CONAKRY (Reuters) – Guinea coup leader Mamady Doumbouya on Monday banned government officials from leaving the country, a day after special forces soldiers deposed long-serving President Alpha Conde, drawing international condemnation.

The takeover is the fourth since April in West and Central Africa, raising concerns over a slide back to military rule in a region that had made strides towards multi-party democracy since the 1990s.

Doumbouya, a former French legionnaire officer told a meeting of Conde’s ministers and senior government officials that they should also hand back their official vehicles.

“There will be no witch hunt,” he said at the meeting which was open to the media.

The government officials who attended were later escorted by soldiers in red berets through a jeering crowd to the army unit’s Conakry headquarters. It was not immediately clear whether they were being detained.

The takeover in the country that holds the world’s largest bauxite reserves, an ore used to produce aluminium, sent prices of the metal sky-rocketing to a 10-year high on Monday over fears of further supply disruption in the downstream market. There was no indication of such disruption yet.

Prices for Guinean aluminium ore bauxite also hit their highest in almost 18 months in top consumer china.

Doumbouya said a curfew imposed in mining areas on Sunday had been lifted.

Light traffic resumed, and some shops reopened around the main administrative district of Kaloum in Conakry which witnessed heavy gunfire throughout Sunday as the special forces battled soldiers loyal to Conde. A military spokesman said on television that land and air borders had also been reopened.

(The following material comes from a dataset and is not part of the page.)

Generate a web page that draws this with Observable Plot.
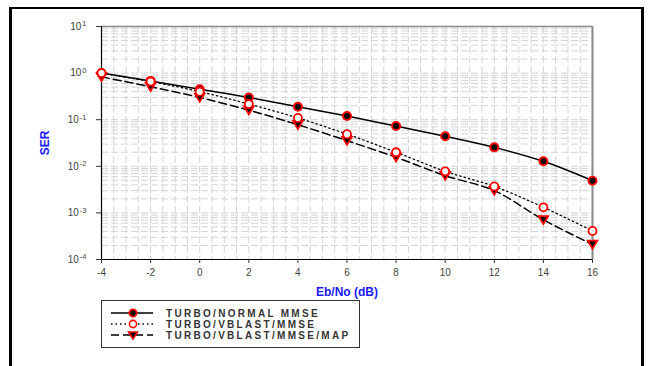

However, uncertainty remains. While the army unit appeared to have Conde in detention, the coup leaders told the West African nation on state television that they had dissolved the government and constitution, other branches of the army are yet to publicly comment.

Doumbouya said on Sunday that “poverty and endemic corruption” had driven his forces to remove Conde from office.

Amnesty International in a statement on Monday called on the coup leaders to clarify the legal basis for Conde’s ongoing detention, and to release those Conde had arbitrarily detained in the months surrounding the election that awarded him a third term.

Some of Guinea’s strongest allies have condemned the coup. The United Nations quickly denounced the takeover, and both the African Union and West Africa’s regional bloc have threatened sanctions.

In an overnight statement, the U.S. State Department said that violence and extra-constitutional measures could erode Guinea’s prospects for stability and prosperity.

“These actions could limit the ability of the United States and Guinea’s other international partners to support the country,” the statement said.

Regional experts say however that unlike in landlocked Mali where neighbours and partners were able to pressure a junta there after a coup, leverage on the military in Guinea could be limited because it is not landlocked, also because it is not a member of the West African currency union.

Although mineral wealth has fuelled economic growth during Conde’s reign, few citizens significantly benefited, contributing to pent-up frustration among millions of jobless youths.

Despite an overnight curfew, the headquarters of Conde’s presidential guard was looted by people who made off with rice, cans of oil, air conditioners and mattresses, a Reuters correspondent said.